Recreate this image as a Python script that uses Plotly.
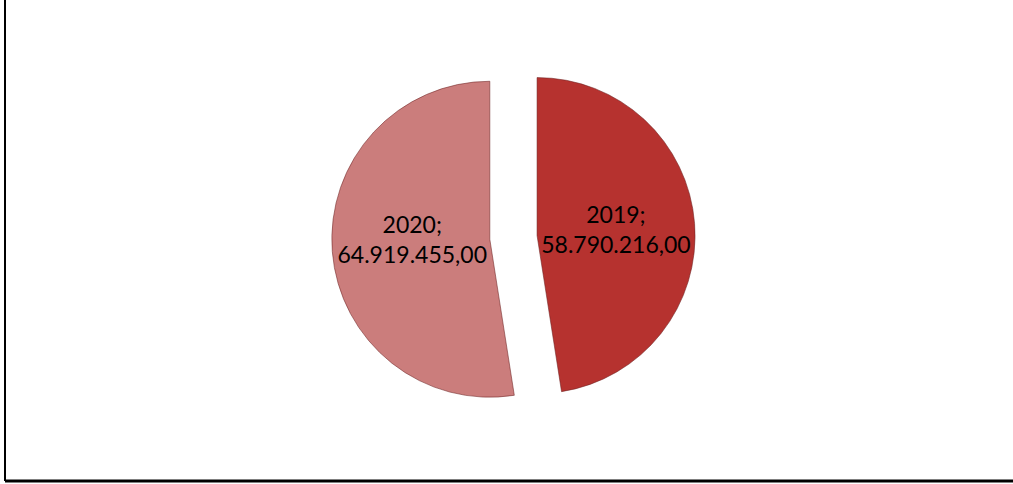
import plotly.graph_objects as go

# pie data (values as printed on the labels)
years = ["2019", "2020"]
amounts = [58790216.00, 64919455.00]
amount_labels = ["58.790.216,00", "64.919.455,00"]

slice_colors = ["#B6322F", "#CB7D7C"]

fig = go.Figure()

fig.add_trace(go.Pie(
    labels=years,
    values=amounts,
    text=amount_labels,
    texttemplate="%{label};<br>%{text}",
    textposition="inside",
    insidetextorientation="horizontal",
    textfont=dict(family="Lato, Open Sans, sans-serif", size=23, color="black"),
    marker=dict(colors=slice_colors, line=dict(color="rgba(110,35,35,0.55)", width=1)),
    pull=[0.15, 0.15],
    sort=False,
    direction="clockwise",
    rotation=0,
    hole=0,
    showlegend=False,
    domain=dict(x=[0.3275, 0.6862], y=[0.134, 0.885]),
))

# frame of the chart area (only left and bottom edges visible)
fig.add_shape(type="line", xref="paper", yref="paper",
              x0=5 / 1013, x1=5 / 1013, y0=3 / 484, y1=1.01,
              line=dict(color="black", width=2))
fig.add_shape(type="line", xref="paper", yref="paper",
              x0=5 / 1013, x1=1.01, y0=3 / 484, y1=3 / 484,
              line=dict(color="black", width=3))

fig.update_layout(
    width=1013, height=484,
    margin=dict(l=0, r=0, t=0, b=0),
    paper_bgcolor="white",
    plot_bgcolor="white",
    uniformtext=dict(minsize=23, mode="show"),
)

fig.write_html("out.html", config={"displayModeBar": False},
               post_script="document.body.style.margin='0';")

※ ※ ※

_Work instructions_
Set down again, exactly, the lines of the material above from its first line to the one with "fig = go.Figure()", inclusive. Leave the pictures out.

_In response_
Recreate this image as a Python script that uses Plotly.
import plotly.graph_objects as go

# pie data (values as printed on the labels)
years = ["2019", "2020"]
amounts = [58790216.00, 64919455.00]
amount_labels = ["58.790.216,00", "64.919.455,00"]

slice_colors = ["#B6322F", "#CB7D7C"]

fig = go.Figure()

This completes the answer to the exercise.